If no seen marker is known by the caller, it can do a PollRange call without specifying seenMarker. In this case, the PollRange call will complete immediately, and return the current content of the range (which can be empty) and a seen marker to be used in further PollRange calls. This is the only case in which PollRange might return an HTTP 200 with an empty set of items.

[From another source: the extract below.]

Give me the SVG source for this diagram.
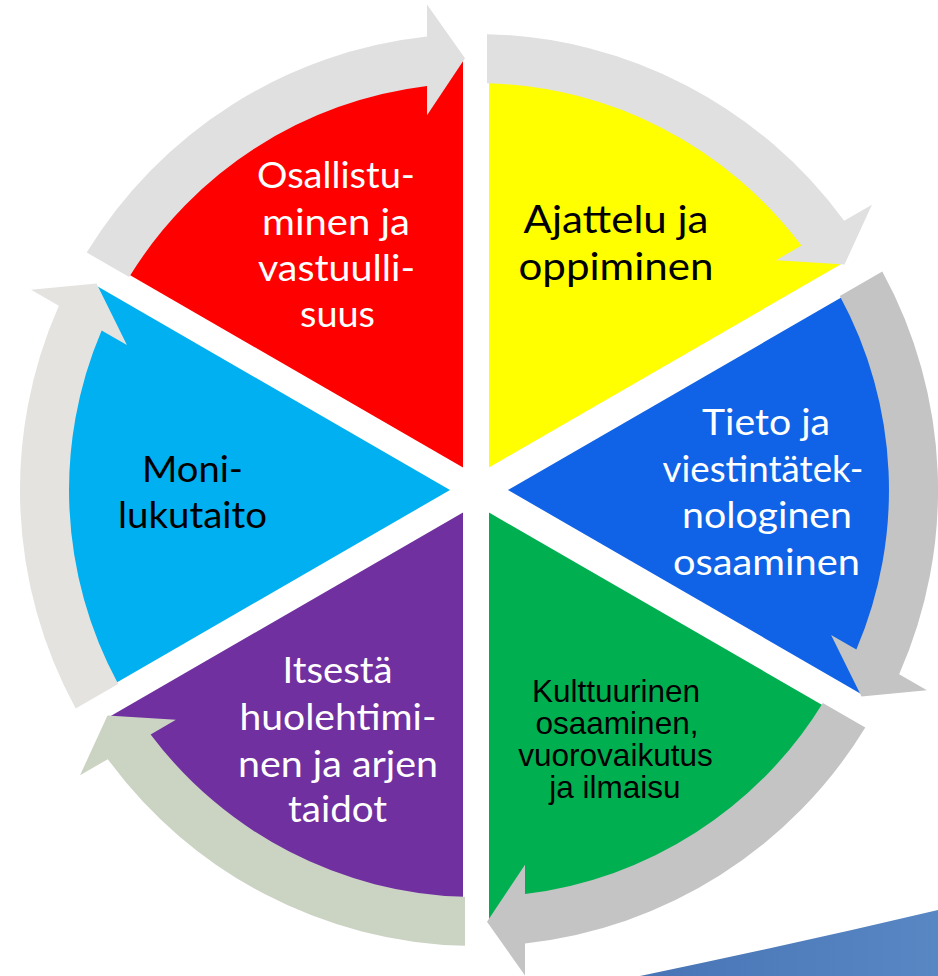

A seen marker returned as a response to a PollRange query can be used for further PollRange queries on the same range, or for PollRange queries in a subrange of the initial range. It may not be used for PollRange queries on ranges larger or outside of the initial range.

Example query:

SEARCH /my_bucket?poll_range HTTP/1.1

{
  "prefix": "0391.",
  "start": "0391.000001973107",
  "seenMarker": "opaquestring123",
}

Example response:

HTTP/1.1 200 OK
Content-Type: application/json

{
  "seenMarker": "opaquestring456",
  "items": [
    { sk: "0391.000001973221", ct: "opaquetoken123", v: ["b64cryptoblob123", "b64cryptoblob'123"] },
    { sk: "0391.000001974191", ct: "opaquetoken456", v: ["b64cryptoblob456", "b64cryptoblob'456"] },
  ]
}

Internals: causality tokens

The method used is based on DVVS (dotted version vector sets). See:

For DVVS to work, write operations (at each node) must take a lock on the data table.